All of the areas where these hospitals once were are at much higher risk of having their remaining healthcare systems overwhelmed.

Source: https://www.bloomberg.com/news/articles/2020-01-09/hospital-bankruptcies-leave-sick-and-injured-nowhere-to-go

Under the Trump economy, hospitals have suffered immensely as measured by the Polsinelli TrBK Health Care Services Distress Index (tracks bankruptcy filings in health-care). Not only has this president set our healthcare system up to fail during his entire time in office, he is now trying to deny all responsibility.
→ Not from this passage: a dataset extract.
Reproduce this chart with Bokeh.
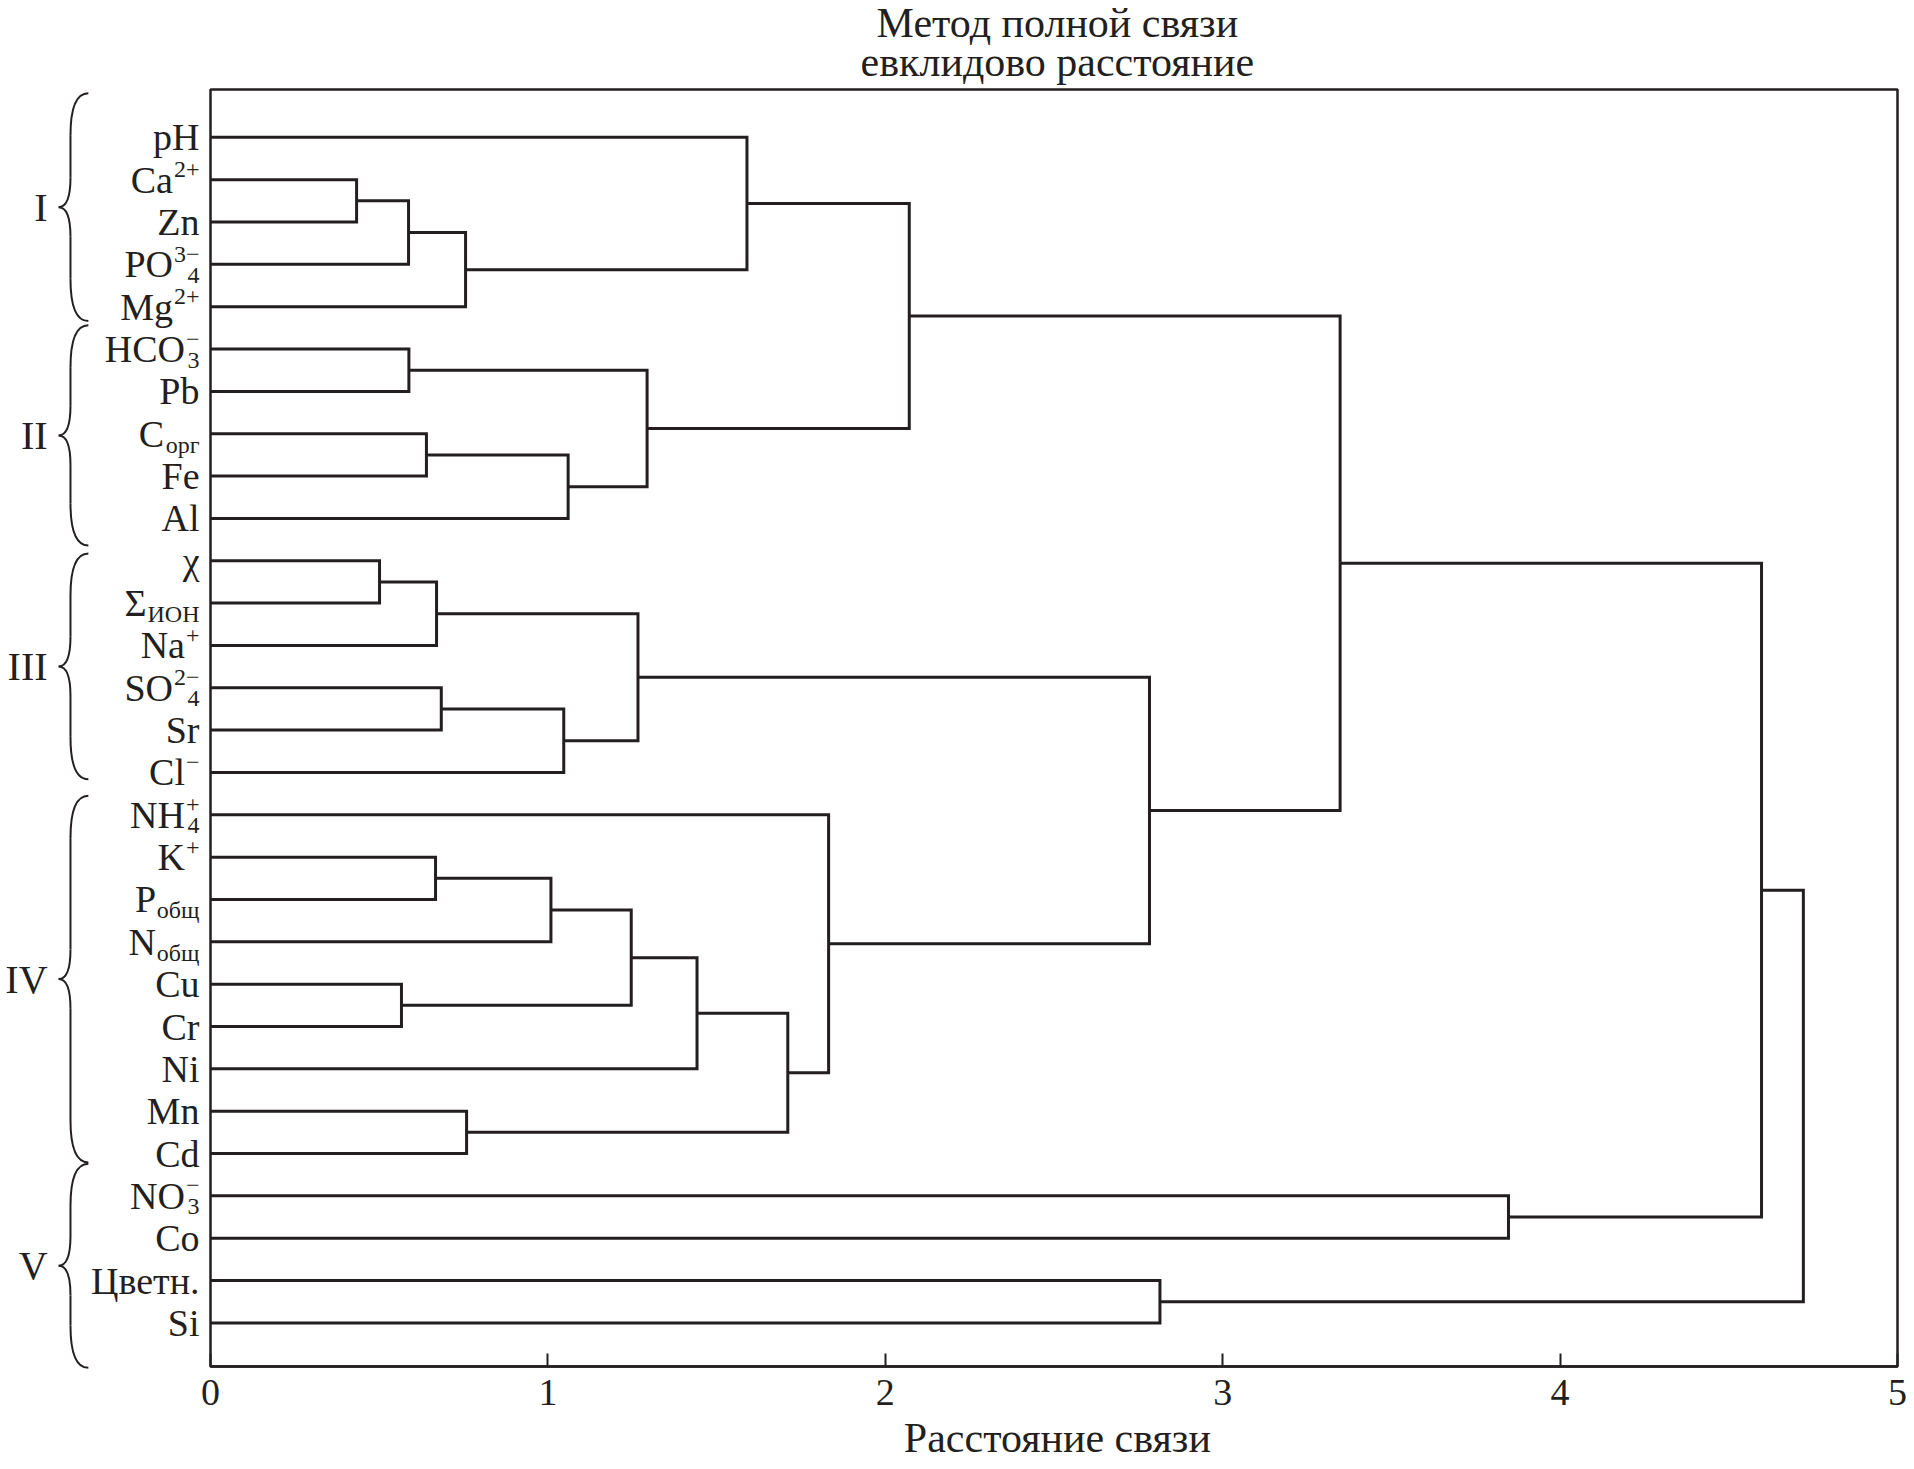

I don’t identify with a political party in the United States, but seriously.

Essential Employees

Essential employees include delivery drivers, manufacturing employees, gas station workers, grocery store check out clerks, health care workers, government workers, and all of these low-paid minimum wage jobs. Who makes minimum wage?

Source: https://policy-practice.oxfamamerica.org/work/poverty-in-the-us/us-minimum-wage-map/ Darker areas of map represents the concentration of workers being paid under $10.10/hr.

Many of the essential employees that are still going to work are the same ones making minimum wage. They are also the ones living in low income areas where healthcare is suboptimal, easily overwhelmed, and is far away. Assuming they can afford it at all.

Notice something that will make your heart break? Where did all of the hospitals close?

Update: as of 31 March 2020

Source: https://coronavirus.1point3acres.com/en (8:49 PM MST) – Where’s all of Oklahoma’s testing?

I’m not a religious person, but I ask if you read this to pray for those communities. This is where flattening the curve is both most important and least likely to happen. For further reading on how the US is doing with that check out this post here.

Happy to update this and answer questions, plus dress this up with additional research.

Thank you for reading – without you these would just be shouts into the ether.